Base on my knowledge as a professional electrical wirer.

1) You need to tin the soldering iron first prior to applying heat to the connection.  The applied solder will help surround the wire transferring heat.  A dry tip cannot transfer heat adequately to flow solder.

2) A soldering gun should be avoided due to uncontrolled tip temperature.  I can literately overheat the solder joint and become flux embrittled.

3) Prior to soldering you should have a good mechanical connection.  Solder is not intended to mechanically secure wire joints, it is considered to seal the connection (don't bring up surface mount components or solder splices [Raychem], different theories).

4) Try to keep the solder only at the joint, if solder wicks under the insulation you risk allowing vibration to add additional stress at that point.

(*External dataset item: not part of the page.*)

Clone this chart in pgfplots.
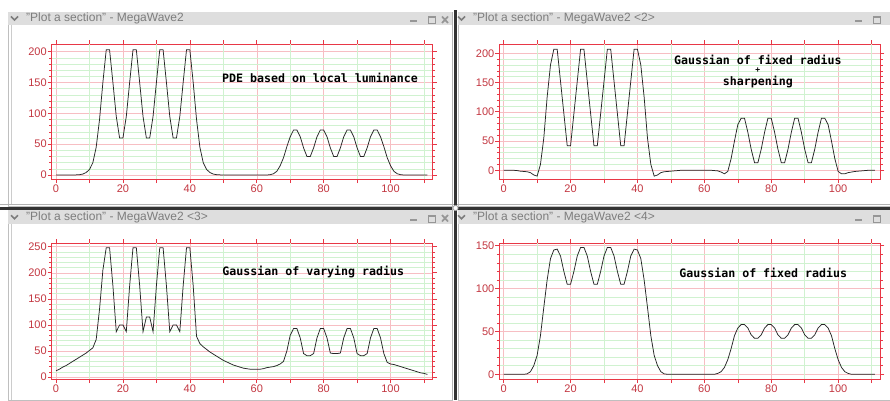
\documentclass[border=0pt]{standalone}
\usepackage{fontspec}
\setmainfont{Liberation Sans}
\newfontfamily\annfont{DejaVu Sans Mono}
\usepackage{pgfplots}
\pgfplotsset{compat=1.18}

\definecolor{axred}{RGB}{232,55,70}
\definecolor{lblred}{RGB}{195,55,65}
\definecolor{majpink}{RGB}{247,190,195}
\definecolor{mingreen}{RGB}{208,242,208}
\definecolor{bargray}{RGB}{222,222,222}
\definecolor{ttlgray}{RGB}{125,125,125}
\definecolor{btngray}{RGB}{150,150,150}

\pgfplotsset{
  mwpanel/.style={
    scale only axis, width=381pt, anchor=south west,
    xmin=-1.3, xmax=112.6,
    axis line style={axred, line width=0.8pt},
    tick style={axred, line width=0.6pt},
    tick align=outside,
    major tick length=4pt, minor tick length=2.5pt,
    xtick={0,20,...,100},
    extra x ticks={10,30,...,110},
    extra x tick labels={,,,,,},
    extra x tick style={grid=major, major grid style={draw=mingreen, line width=0.5pt}},
    xmajorgrids, ymajorgrids, yminorgrids,
    major grid style={draw=majpink, line width=0.5pt},
    minor grid style={draw=mingreen, line width=0.5pt},
    minor y tick num=4,
    tick label style={font=\fontsize{11}{12}\selectfont, text=lblred},
    yticklabel style={inner sep=0.8pt},
    xticklabel style={inner sep=1.5pt},
    /pgf/number format/assume math mode=true,
  },
}
\tikzset{
  curve/.style={black!85, line width=0.75pt, sharp plot, mark=none},
  ann/.style={font=\annfont\bfseries\fontsize{11.6}{12}\selectfont, inner sep=0pt, anchor=center},
}

\newcommand{\titlebar}[3]{% x left, y centre, text
  \draw[ttlgray, line width=1.6pt] (#1+3,#2+2) -- (#1+6.5,#2-1.5) -- (#1+10,#2+2);
  \node[anchor=west, inner sep=0pt, text=ttlgray, font=\fontsize{12}{14}\selectfont] at (#1+18,#2) {#3};
}

\begin{document}
\begin{tikzpicture}
\begin{scope}[x=1pt, y=1pt]
\useasboundingbox (0,0) rectangle (890,400);
\fill[white] (0,0) rectangle (890,400);
% windows
\draw[gray!50, fill=white] (8,194) rectangle (452,387.5);
\draw[gray!50, fill=white] (458,194) rectangle (890,387.5);
\draw[gray!50, fill=white] (8,0) rectangle (452,190);
\draw[gray!50, fill=white] (458,0) rectangle (890,190);
\fill[bargray] (8,375) rectangle (452,387.5);
\fill[bargray] (458,375) rectangle (890,387.5);
\fill[bargray] (8,176) rectangle (452,190);
\fill[bargray] (458,176) rectangle (890,190);
\draw[gray!40] (11.5,195) -- (11.5,375);
\draw[gray!40] (11.5,0) -- (11.5,176);
\titlebar{8}{381.5}{"Plot a section" - MegaWave2}
\titlebar{455}{381.5}{"Plot a section" - MegaWave2 <2>}
\titlebar{8}{182.7}{"Plot a section" - MegaWave2 <3>}
\titlebar{455}{182.7}{"Plot a section" - MegaWave2 <4>}
% buttons
\foreach \bx/\by/\cl in {408/380/1, 408/181.5/1, 853/380/0, 853/181.5/0}{
  \draw[btngray, line width=2pt] (\bx+2,\by-1.5) -- (\bx+9,\by-1.5);
  \draw[btngray, line width=1pt] (\bx+20,\by-3.5) rectangle (\bx+27,\by+3.5);
  \draw[btngray, line width=2pt] (\bx+20,\by+3) -- (\bx+27,\by+3);
  \ifnum\cl=1
    \draw[btngray, line width=1.7pt] (\bx+34,\by-3) -- (\bx+40,\by+3.5) (\bx+34,\by+3.5) -- (\bx+40,\by-3);
  \fi
}
% separators
\draw[gray!60, line width=0.8pt] (0,195.5) -- (890,195.5);
\fill[black!80] (0,190.5) rectangle (890,193.5);
\draw[gray!60, line width=0.8pt] (452.5,0) -- (452.5,388);
\fill[black!80] (454,0) rectangle (457,390);
\draw[gray!70, fill=white, line width=0.8pt] (455.5,192) circle (2.6);
\end{scope}

% panel 1
\begin{axis}[mwpanel, at={(51.7pt,221pt)}, height=134.7pt,
  ymin=-6.5, ymax=212, ytick={0,50,...,200}]
\addplot[curve] coordinates {
(0,0) (5,0) (6,0.2) (7,0.5) (8,1.5) (9,4) (10,9) (11,20) (12,45) (13,90) (14,150)
(15,203) (16,203) (17,150) (18,95) (19,60) (20,60) (21,95) (22,150) (23,203) (24,203)
(25,150) (26,95) (27,60) (28,60) (29,95) (30,150) (31,203) (32,203) (33,150) (34,95)
(35,60) (36,60) (37,95) (38,150) (39,203) (40,203) (41,150) (42,90) (43,45) (44,20)
(45,9) (46,4) (47,1.5) (48,0.5) (49,0.2) (50,0) (63,0) (64,0.5) (65,2) (66,6) (67,15)
(68,28) (69,46) (70,62) (71,73) (72,73) (73,62) (74,44) (75,30) (76,30) (77,44) (78,62)
(79,73) (80,73) (81,62) (82,44) (83,30) (84,30) (85,44) (86,62) (87,73) (88,73) (89,62)
(90,44) (91,30) (92,30) (93,44) (94,62) (95,73) (96,73) (97,62) (98,46) (99,28) (100,15)
(101,6) (102,2) (103,0.5) (104,0) (111,0)};
\node[ann] at (axis cs:78.9,156.8) {PDE based on local luminance};
\end{axis}

% panel 2
\begin{axis}[mwpanel, at={(499.3pt,221pt)}, height=134.7pt,
  ymin=-14.9, ymax=215.4, ytick={0,50,...,200}]
\addplot[curve] coordinates {
(0,0) (3,0) (4,-0.5) (5,-1.5) (6,-2) (7,-2.5) (8,-4) (9,-8) (10,-10) (11,10) (12,55)
(13,125) (14,180) (15,207) (16,207) (17,152) (18,97) (19,42) (20,42) (21,97) (22,152)
(23,207) (24,207) (25,152) (26,97) (27,42) (28,42) (29,97) (30,152) (31,207) (32,207)
(33,152) (34,97) (35,42) (36,42) (37,97) (38,152) (39,207) (40,207) (41,180) (42,125)
(43,55) (44,10) (45,-10) (46,-8) (47,-4) (48,-2.5) (49,-2) (50,-1.5) (51,-1) (52,-0.5)
(53,0) (62,0) (63,-0.5) (64,-1) (65,-3) (66,-6) (67,-2) (68,20) (69,50) (70,78) (71,89)
(72,89) (73,65) (74,36) (75,13) (76,13) (77,36) (78,65) (79,89) (80,89) (81,65) (82,36)
(83,13) (84,13) (85,36) (86,65) (87,89) (88,89) (89,65) (90,36) (91,13) (92,13) (93,36)
(94,65) (95,89) (96,89) (97,78) (98,50) (99,20) (100,-2) (101,-6) (102,-6) (103,-4)
(104,-3) (105,-2) (106,-1.5) (107,-1) (108,-0.5) (109,0) (111,0)};
\node[ann] at (axis cs:76,189) {Gaussian of fixed radius};
\node[ann, font=\annfont\bfseries\fontsize{8}{8}\selectfont] at (axis cs:76,171) {+};
\node[ann] at (axis cs:76,151.5) {sharpening};
\end{axis}

% panel 3
\begin{axis}[mwpanel, at={(51.7pt,21pt)}, height=135.7pt,
  ymin=-3.8, ymax=256.5, ytick={0,50,...,250}]
\addplot[curve] coordinates {
(0,12) (1,15) (2,19) (3,22) (4,26) (5,30) (6,34) (7,38) (8,42) (9,46) (10,51) (11,56)
(12,72) (13,130) (14,205) (15,248) (16,248) (17,175) (18,87) (19,100) (20,100) (21,87)
(22,175) (23,248) (24,248) (25,175) (26,87) (27,115) (28,115) (29,87) (30,175) (31,248)
(32,248) (33,175) (34,87) (35,100) (36,100) (37,87) (38,175) (39,248) (40,248) (41,175)
(42,78) (43,64) (44,58) (45,53) (46,48) (47,44) (48,40) (49,36) (50,32) (51,29) (52,26)
(53,23) (54,21) (55,19) (56,17) (57,16) (58,15) (61,15) (62,16) (63,18) (64,19) (65,20)
(66,22) (67,25) (68,30) (69,50) (70,80) (71,93) (72,93) (73,75) (74,45) (75,41) (76,41)
(77,45) (78,75) (79,93) (80,93) (81,75) (82,46) (83,45) (84,45) (85,46) (86,75) (87,93)
(88,93) (89,75) (90,45) (91,41) (92,41) (93,45) (94,75) (95,93) (96,93) (97,75) (98,45)
(99,28) (100,25) (101,24) (102,22) (103,20) (104,18) (105,16) (106,14) (107,12) (108,10)
(109,8) (110,7) (111,5)};
\node[ann] at (axis cs:76.9,200.9) {Gaussian of varying radius};
\end{axis}

% panel 4
\begin{axis}[mwpanel, at={(499.3pt,21pt)}, height=135.7pt,
  ymin=-5.5, ymax=152.8, ytick={0,50,...,150}]
\addplot[curve] coordinates {
(0,0) (6,0) (7,0.5) (8,3) (9,10) (10,22) (11,45) (12,78) (13,110) (14,135) (15,145)
(16,146) (17,138) (18,120) (19,105) (20,105) (21,120) (22,138) (23,148) (24,148)
(25,138) (26,120) (27,105) (28,105) (29,120) (30,138) (31,148) (32,148) (33,138)
(34,120) (35,105) (36,105) (37,120) (38,138) (39,146) (40,145) (41,135) (42,110)
(43,78) (44,45) (45,22) (46,10) (47,3) (48,0.5) (49,0) (63,0) (64,1) (65,3) (66,8)
(67,17) (68,30) (69,45) (70,54) (71,58) (72,58) (73,54) (74,46) (75,42) (76,42) (77,46)
(78,54) (79,58) (80,58) (81,54) (82,46) (83,42) (84,42) (85,46) (86,54) (87,58) (88,58)
(89,54) (90,46) (91,42) (92,42) (93,46) (94,54) (95,58) (96,58) (97,54) (98,45) (99,30)
(100,17) (101,8) (102,3) (103,1) (104,0) (111,0)};
\node[ann] at (axis cs:77.6,118.5) {Gaussian of fixed radius};
\end{axis}
\end{tikzpicture}
\end{document}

On 08/27/12 03:52 PM, soma576 wrote:
> Hey all,
> 11596 is getting a new fuse box.  I've had a few of the critical fuses in jumpers for well over a decade.  I always hated messing around in my electrical compartment for fear of knocking something loose and causing Bad Things.
> I got the new fuse box kit from DMCMW and a proper barrel crimper.  Not only am I crimping everything perfectly but I'm also soldering the connections.  Should be trouble-free for a long time.
> Anyway the kit is coming along nicely but as you can expect it takes a long time to do right.  Took me about 4 hours just to do 7 fuses last night.  After crimping and soldering I'm putting 3/4" of heat shrink tubing on the connection.
> One thing that baffles me is how long it can take to heat up the connection so the solder will flow.  I'm using a 140 watt gun-style iron with flat blade tip.  Once the tip is hot I can melt the solder on the tip in less than a second, but it often takes well over a minute to heat up the connector.  It might have something to do with "tinning" the tip - once I flowed some solder onto the tip, shook it off, then went right for the connector which took solder in under 3 seconds.  Other times it takes what seems like forever.
> Anyone have any great tips to make this go faster?